Our observation that PM16 induces a strong proinflammatory cytokine profile stands in contrast to studies of other phages, such as T4, which have demonstrated anti-inflammatory properties, including the inhibition of NF-κB and reduction in reactive oxygen species (ROS) in immune cells [
23]. This highlights the critical concept that phage–immune interactions are phage-specific. The immune net outcome—whether proinflammatory, anti-inflammatory, or neutral—depends on the specific phage, its structural components, and its interaction with host receptors [
15,
24]. The robust M1 polarization induced by PM16 suggests that it engages different signaling pathways than other phages, which elicited anti-inflammatory markers like the IL-1 receptor antagonist (IL1RN), or suppresses LPS-driven inflammation [
24,
25,
26]. This specificity underscores the importance of a detailed characterization of the immunomodulatory “fingerprint” of each therapeutic phage candidate.
Finally, the translational implication of this primed state is significant. By enhancing phagocytosis and intracellular killing, PM16 not only aids in direct bacterial clearance but also promotes more efficient processing of bacterial antigens. This process is essential for linking innate detection to adaptive immunity. The observed long-term protective memory likely stems from this optimized antigen presentation, a hypothesis supported by models of phage–immune synergy [
27], where effective pathogen handling by primed innate cells is a prerequisite for durable adaptive responses. Future work should directly trace the fate of bacterial antigens from PM16-treated mice to B and T-cell activation to confirm this proposed link.

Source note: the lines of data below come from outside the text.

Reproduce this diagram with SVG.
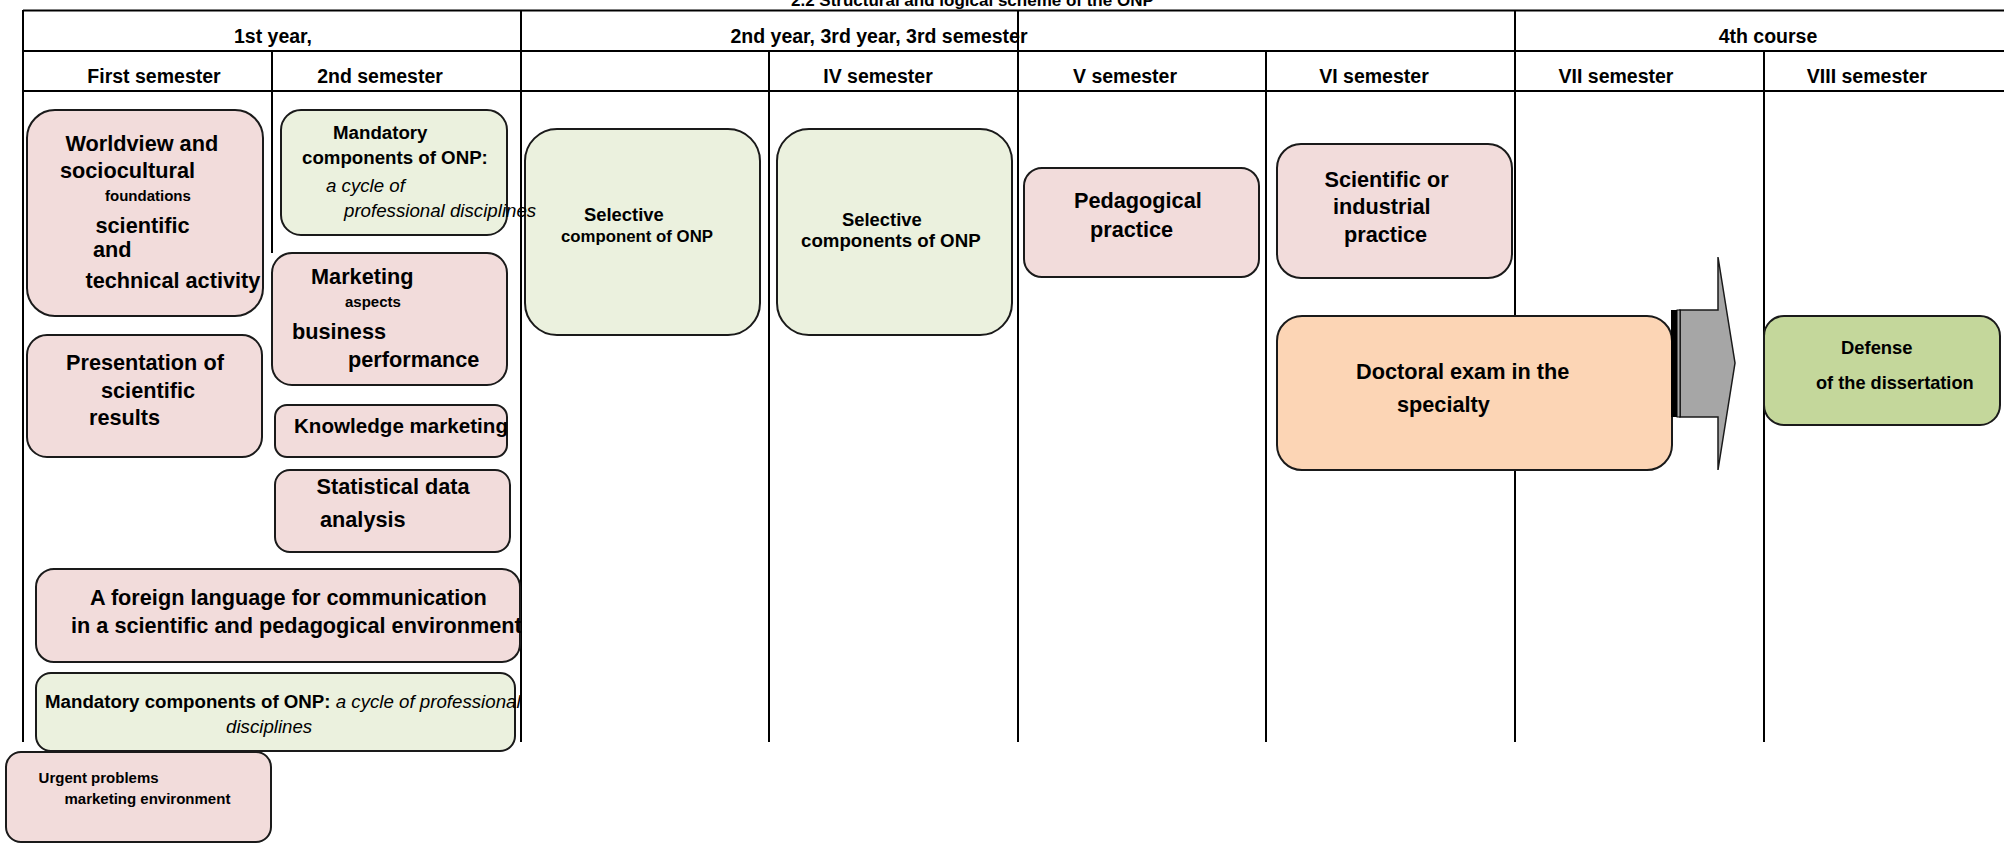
<svg xmlns="http://www.w3.org/2000/svg" width="2004" height="843" viewBox="0 0 2004 843">
<style>
text{font-family:"Liberation Sans",Arial,sans-serif;font-weight:bold;fill:#000}
.h{font-size:19.5px;text-anchor:middle}
.L{font-size:21.7px}
.M{font-size:18.7px}
.S{font-size:15px}
.it{font-style:italic;font-weight:normal}
.grid line{stroke:#000;stroke-width:2}
.pink{fill:#f2dcdb;stroke:#1a1a1a;stroke-width:2}
.lg{fill:#ebf1de;stroke:#1a1a1a;stroke-width:2}
.dg{fill:#c4d79b;stroke:#1a1a1a;stroke-width:2}
.or{fill:#fcd5b5;stroke:#1a1a1a;stroke-width:2}
</style>
<rect width="2004" height="843" fill="#fff"/>
<text x="791" y="5.5" style="font-size:17px">2.2 Structural and logical scheme of the ONP</text>
<g id="table" class="grid">
<line x1="23" y1="10.5" x2="2004" y2="10.5"/>
<line x1="23" y1="51" x2="2004" y2="51"/>
<line x1="23" y1="91" x2="2004" y2="91"/>
<line x1="23" y1="10" x2="23" y2="742"/>
<line x1="272" y1="51" x2="272" y2="253"/>
<line x1="521" y1="10" x2="521" y2="742"/>
<line x1="769" y1="51" x2="769" y2="742"/>
<line x1="1018" y1="10" x2="1018" y2="742"/>
<line x1="1266" y1="51" x2="1266" y2="742"/>
<line x1="1515" y1="10" x2="1515" y2="742"/>
<line x1="1764" y1="51" x2="1764" y2="742"/>
</g>
<g id="headers">
<text class="h" x="273" y="43">1st year,</text>
<text class="h" x="879" y="43">2nd year, 3rd year, 3rd semester</text>
<text class="h" x="1768" y="43">4th course</text>
<text class="h" x="154" y="83">First semester</text>
<text class="h" x="380" y="83">2nd semester</text>
<text class="h" x="878" y="83">IV semester</text>
<text class="h" x="1125" y="83">V semester</text>
<text class="h" x="1374" y="83">VI semester</text>
<text class="h" x="1616" y="83">VII semester</text>
<text class="h" x="1867" y="83">VIII semester</text>
</g>
<g id="worldview">
<rect class="pink" x="27" y="110" width="236" height="206" rx="28"/>
<text class="L" x="65.5" y="151">Worldview and</text>
<text class="L" x="60" y="178">sociocultural</text>
<text class="S" x="105" y="201">foundations</text>
<text class="L" x="95.5" y="233">scientific</text>
<text class="L" x="93" y="257">and</text>
<text class="L" x="85.5" y="288">technical activity</text>
</g>
<g id="marketing">
<rect class="pink" x="272" y="253" width="235" height="132" rx="20"/>
<text class="L" x="311" y="284">Marketing</text>
<text class="S" x="345" y="307">aspects</text>
<text class="L" x="292" y="339">business</text>
<text class="L" x="348" y="367">performance</text>
</g>
<g id="presentation">
<rect class="pink" x="27" y="335" width="235" height="122" rx="20"/>
<text class="L" x="66" y="370">Presentation of</text>
<text class="L" x="101" y="398">scientific</text>
<text class="L" x="89" y="425">results</text>
</g>
<g id="knowledge">
<rect class="pink" x="275" y="405" width="232" height="52" rx="12"/>
<text class="L" x="294" y="433" style="font-size:20.6px">Knowledge marketing</text>
</g>
<g id="statistical">
<rect class="pink" x="275" y="470" width="235" height="82" rx="15"/>
<text class="L" x="316.5" y="494">Statistical data</text>
<text class="L" x="320" y="527">analysis</text>
</g>
<g id="foreign">
<rect class="pink" x="36" y="569" width="484" height="93" rx="18"/>
<text class="L" x="90" y="605">A foreign language for communication</text>
<text class="L" x="71" y="633">in a scientific and pedagogical environment</text>
</g>
<g id="mandatory2">
<rect class="lg" x="36" y="673" width="479" height="78" rx="15"/>
<text class="M" x="45" y="708">Mandatory components of ONP:<tspan class="it"> a cycle of professional</tspan></text>
<text class="M it" x="226" y="733">disciplines</text>
</g>
<g id="urgent">
<rect class="pink" x="6" y="752" width="265" height="90" rx="15"/>
<text class="S" x="38.6" y="783">Urgent problems</text>
<text class="S" x="64.5" y="804">marketing environment</text>
</g>
<g id="selective1">
<rect class="lg" x="525" y="129" width="235" height="206" rx="32"/>
<text x="584" y="221" style="font-size:18.4px">Selective</text>
<text x="561" y="242" style="font-size:16.8px">component of ONP</text>
</g>
<g id="mandatory1">
<rect class="lg" x="281" y="110" width="226" height="125" rx="20"/>
<text class="M" x="333" y="139">Mandatory</text>
<text class="M" x="302" y="164">components of ONP:</text>
<text class="M it" x="326" y="192">a cycle of</text>
<text class="M it" x="344" y="217">professional disciplines</text>
</g>
<g id="selective2">
<rect class="lg" x="777" y="129" width="235" height="206" rx="32"/>
<text x="842" y="226" style="font-size:18.4px">Selective</text>
<text class="M" x="801" y="247">components of ONP</text>
</g>
<g id="pedagogical">
<rect class="pink" x="1024" y="168" width="235" height="109" rx="18"/>
<text class="L" x="1074" y="208">Pedagogical</text>
<text class="L" x="1090" y="237">practice</text>
</g>
<g id="scientific">
<rect class="pink" x="1277" y="144" width="235" height="134" rx="24"/>
<text class="L" x="1324.5" y="187">Scientific or</text>
<text class="L" x="1333" y="214">industrial</text>
<text class="L" x="1344" y="242">practice</text>
</g>
<g id="doctoral">
<rect class="or" x="1277" y="316" width="395" height="154" rx="25"/>
<text class="L" x="1356" y="379">Doctoral exam in the</text>
<text class="L" x="1397" y="412">specialty</text>
</g>
<g id="connectors">
<polygon points="1680,310 1718,310 1718,257 1735,363 1718,470 1718,417 1680,417" fill="#a6a6a6" stroke="#1a1a1a" stroke-width="1.5"/>
<rect x="1671" y="310" width="6" height="107" fill="#000"/>
<rect x="1677" y="310" width="3" height="107" fill="#a6a6a6" stroke="#000" stroke-width="1"/>
</g>
<g id="defense">
<rect class="dg" x="1764" y="316" width="236" height="109" rx="20"/>
<text x="1841" y="354" style="font-size:18.4px">Defense</text>
<text x="1816" y="389" style="font-size:18.2px">of the dissertation</text>
</g>
</svg>
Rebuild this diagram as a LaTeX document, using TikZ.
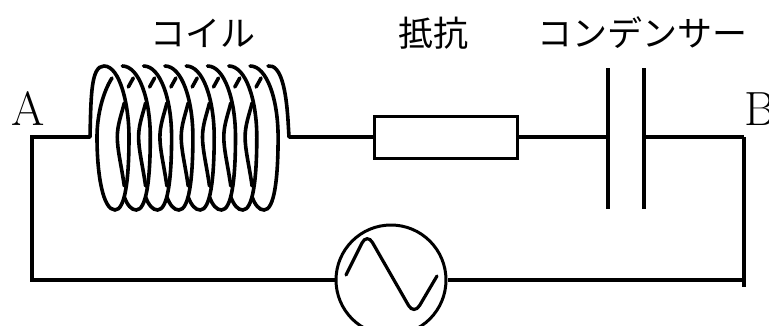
\documentclass[tikz,border=0pt]{standalone}
\usepackage{fontspec}
\newfontfamily\jpfont{Noto Sans CJK JP}
\usetikzlibrary{positioning}

\begin{document}
\begin{tikzpicture}[x=1pt, y=-1pt]
	\tikzstyle{wire} = [line width=4pt, line cap=butt, line join=miter]
	\tikzstyle{turn} = [line width=3.6pt, line cap=round]
	\tikzstyle{jplabel} = [inner sep=0pt, font=\jpfont\fontsize{35}{35}\selectfont]
	\tikzstyle{endlabel} = [inner sep=0pt, font=\fontsize{48}{48}\selectfont]
	\clip (0, 0) rectangle (769, 325);
	\useasboundingbox (0, 0) rectangle (769, 325);
	
	\node[rectangle, draw, line width=3pt, minimum width=143pt, minimum height=42pt, inner sep=0pt] (R) at (445.5, 137) {};
	\node[circle, draw, line width=3pt, minimum size=110pt, inner sep=0pt] (src) at (391, 280) {};
	
	\coordinate (capL) at (608, 137);
	\coordinate (capR) at (644, 137);
	\coordinate (capLt) at (608, 68);
	\coordinate (capLb) at (608, 209);
	\coordinate (capRt) at (644, 68);
	\coordinate (capRb) at (644, 209);
	\coordinate (coilL) at (90, 137);
	\coordinate (coilR) at (289, 137);
	\coordinate (cornerA) at (32, 137);
	\coordinate (cornerB) at (744, 137);
	\coordinate (botA) at (32, 280);
	\coordinate (botB) at (744, 280);
	\coordinate (tailB) at (744, 287);
	
	\node[jplabel] (coiltext) at (203, 33) {コイル};
	\node[jplabel] (restext) at (433, 33) {抵抗};
	\node[jplabel] (captext) at (642, 33) {コンデンサー};
	\node[endlabel, anchor=base west] (A) at (11, 125) {A};
	\node[endlabel, anchor=base west] (B) at (744, 125) {B};
	
	\draw[wire] (coilL) -- (cornerA) -- (botA) -- (src.west);
	\draw[wire] (src.east) -- (botB);
	\draw[wire] (cornerB) -- (tailB);
	\draw[wire] (coilR) -- (R.west);
	\draw[wire] (R.east) -- (capL);
	\draw[wire] (capR) -- (cornerB);
	\draw[wire] (capLt) -- (capLb);
	\draw[wire] (capRt) -- (capRb);
	
	% sine
	\draw[line width=3.2pt, line cap=round, rounded corners=11pt] (346, 275) -- (367, 233) -- (414, 315) -- (437, 276);
	
	% first turn and the lead going into it
	\draw[turn] (coilL) .. controls (91, 95) and (91, 66) .. (104, 66)
		.. controls (120, 66) and (129, 105) .. (129, 137)
		.. controls (129, 180) and (125, 210) .. (115, 210)
		.. controls (103, 210) and (97, 175) .. (97, 137)
		.. controls (97, 115) and (103, 92) .. (112, 78);
	
	% other turns
	\foreach \i in {1,...,7} {
		\begin{scope}[xshift=21.3*\i pt]
			\draw[turn] (101, 66) .. controls (118, 66) and (129, 100) .. (129, 137)
				.. controls (129, 180) and (125, 210) .. (115, 210)
				.. controls (110, 210) and (106, 205) .. (103, 197);
			\draw[turn] (103, 186) .. controls (100, 165) and (96, 150) .. (96, 137)
				.. controls (96, 125) and (100, 115) .. (103, 103);
			\draw[turn] (107, 87) -- (112, 78);
		\end{scope}
	}
	
	% tail
	\draw[turn] (268, 66) .. controls (281, 64) and (286, 90) .. (288, 120) -- (coilR);
\end{tikzpicture}
\end{document}
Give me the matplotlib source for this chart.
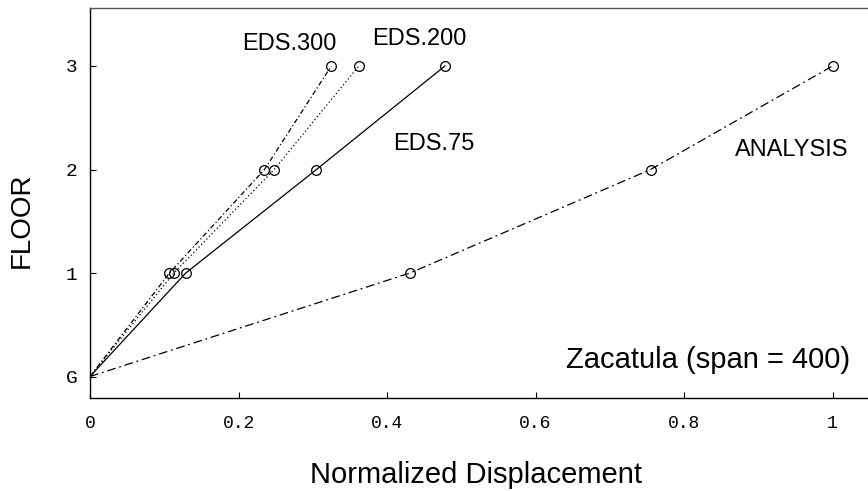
import matplotlib
matplotlib.use("Agg")
import matplotlib.pyplot as plt

floors = [0, 1, 2, 3]
floor_labels = ["G", "1", "2", "3"]
x_ticks = [0, 0.2, 0.4, 0.6, 0.8, 1.0]
x_tick_labels = ["0", "0.2", "0.4", "0.6", "0.8", "1"]

eds300 = [0.0, 0.107, 0.235, 0.325]
eds200 = [0.0, 0.113, 0.248, 0.362]
eds75 = [0.0, 0.129, 0.305, 0.478]
analysis = [0.0, 0.431, 0.755, 1.0]

fig = plt.figure(figsize=(8.68, 4.91), dpi=100)
ax = fig.add_axes([90/868, 1-398/491, 1-90/868, (398-8)/491])

lw = 0.9
mk = dict(marker="o", markersize=7, markerfacecolor="none", markeredgecolor="black",
          markeredgewidth=0.9, markevery=[1, 2, 3])
ax.plot(eds300, floors, color="black", lw=lw, linestyle=(0, (4, 2, 1, 2)), **mk)
ax.plot(eds200, floors, color="black", lw=lw, linestyle=(0, (1, 2)), **mk)
ax.plot(eds75, floors, color="black", lw=lw, linestyle="-", **mk)
ax.plot(analysis, floors, color="black", lw=lw, linestyle=(0, (7, 3, 1.5, 3)), **mk)

ax.set_xlim(0, (868-90)/742.5)
ax.set_ylim(-(398-376.5)/103.5, (376.5-8)/103.5)

ax.set_xticks(x_ticks)
ax.set_xticklabels(x_tick_labels, family="Liberation Mono", fontsize=13)
ax.set_yticks(floors)
ax.set_yticklabels(floor_labels, family="Liberation Mono", fontsize=14)
ax.tick_params(direction="in", length=4, width=0.8, colors="black")
ax.tick_params(axis="x", pad=12)
ax.tick_params(axis="y", pad=9)
ax.spines["right"].set_visible(False)
for s in ["left", "bottom", "top"]:
    ax.spines[s].set_linewidth(1.0)
ax.spines["top"].set_color("#555555")

tf = dict(family="Liberation Sans", color="black")
ax.text(0.205, 3.155, "EDS.300", fontsize=17, ha="left", va="baseline", **tf)
ax.text(0.380, 3.203, "EDS.200", fontsize=17, ha="left", va="baseline", **tf)
ax.text(0.408, 2.188, "EDS.75", fontsize=17, ha="left", va="baseline", **tf)
ax.text(0.869, 2.130, "ANALYSIS", fontsize=17, ha="left", va="baseline", **tf)
ax.text(0.641, 0.082, "Zacatula (span = 400)", fontsize=21, ha="left", va="baseline", **tf)

fig.text(22/868, 1-220/491, "FLOOR", rotation=90, fontsize=20, ha="center", va="center", **tf)
fig.text(476/868, 1-483/491, "Normalized Displacement", fontsize=21, ha="center", va="baseline", **tf)

fig.savefig("out.png", dpi=100)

In conclusion, this study repositions the PM16 podophage from a simple antibacterial agent to an active partner and primer of the immune system. Its specific capacity to skew macrophages toward a bactericidal, proinflammatory phenotype via innate receptor recognition creates a local microenvironment that ensures effective pathogen clearance and orchestrates a superior adaptive immune response, resulting in durable protection against reinfection.